The simplest improvement is to stream the HTTP responses, lowering the time to first byte, and allowing more data per HTTP exchange, thus reducing HTTP overhead. Enabling this is particularly effective when network latency is high relative to the bandwidth consumed.

The most impactful improvement, which provides scalability, is to partition the documents into independent subsets, allowing multiple visitors to iterate through the full corpus independently of each other. This lets a single, logical visit be performed by multiple, concurrent HTTP exchanges, which can be distributed across any number of containers, and also clients! The Vespa documentation has a sample script for dumping all documents, which visits across multiple slices in parallel. For maximum throughput, take care to scale the number of slices with the number of container nodes.

The below drawing illustrates a single client making 4 successive HTTP calls to fetch parts 1, 2, 3 and 4 of the corpus, on the left; and two parallel clients, each making a single call to fetch parts 1 and 3, and 2 and 4. Serial vs parallel visiting


The effectiveness of these improvements was evaluated against some applications we operate in the Vespa cloud. One of the applications had only 2 container nodes, with limited resources, and high GC pressure and memory utilisation.
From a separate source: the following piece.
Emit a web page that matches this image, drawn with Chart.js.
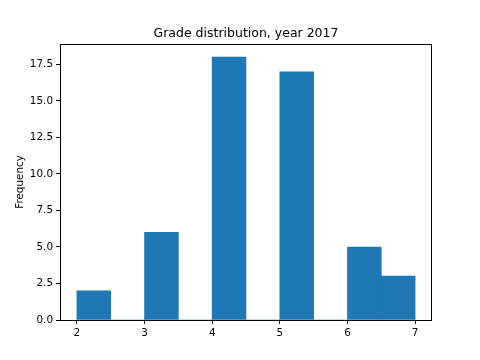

With the client in the same geographical region, throughput without slicing was measured at 0.33Gbps, and increased to 1.12Gpbs when slicing was used. This caused only a minor increase in GC activity, but mostly saturated the 2 vCPU on each of the containers.

Another application that was used had 5 container nodes, with plenty of resources to spare. With the client in the same data centre as the application, throughput without slicing was measured at 0.26Gbps, while throughput increased to 3.3Gpbs with slicing. When the client was on the opposite coast of North America, the numbers were 0.14Gpbs vs 3.2Gpbs. In both cases, the visit increased CPU utilisation by around 6 vCPU.

The reason for the worse performance for the coast-to-coast setup, prior to slicing, is that only parts of the corpus are contained in each HTTP request, and the next HTTP request cannot be sent before the previous response has been processed, and the continuation token extracted. Simply turning on streamed responses increased throughput to 0.22Gbps (+50%) for the coast-to-coast setup.


In summary, these new features increase visiting throughput for a single Vespa HTTP container by at least a factor 2. Moreover, it allows visiting throughput to scale with the number of containers or clients, whichever is the bottleneck. The features are available since release 7.499.15, so make sure to update your installation, if visiting is for you!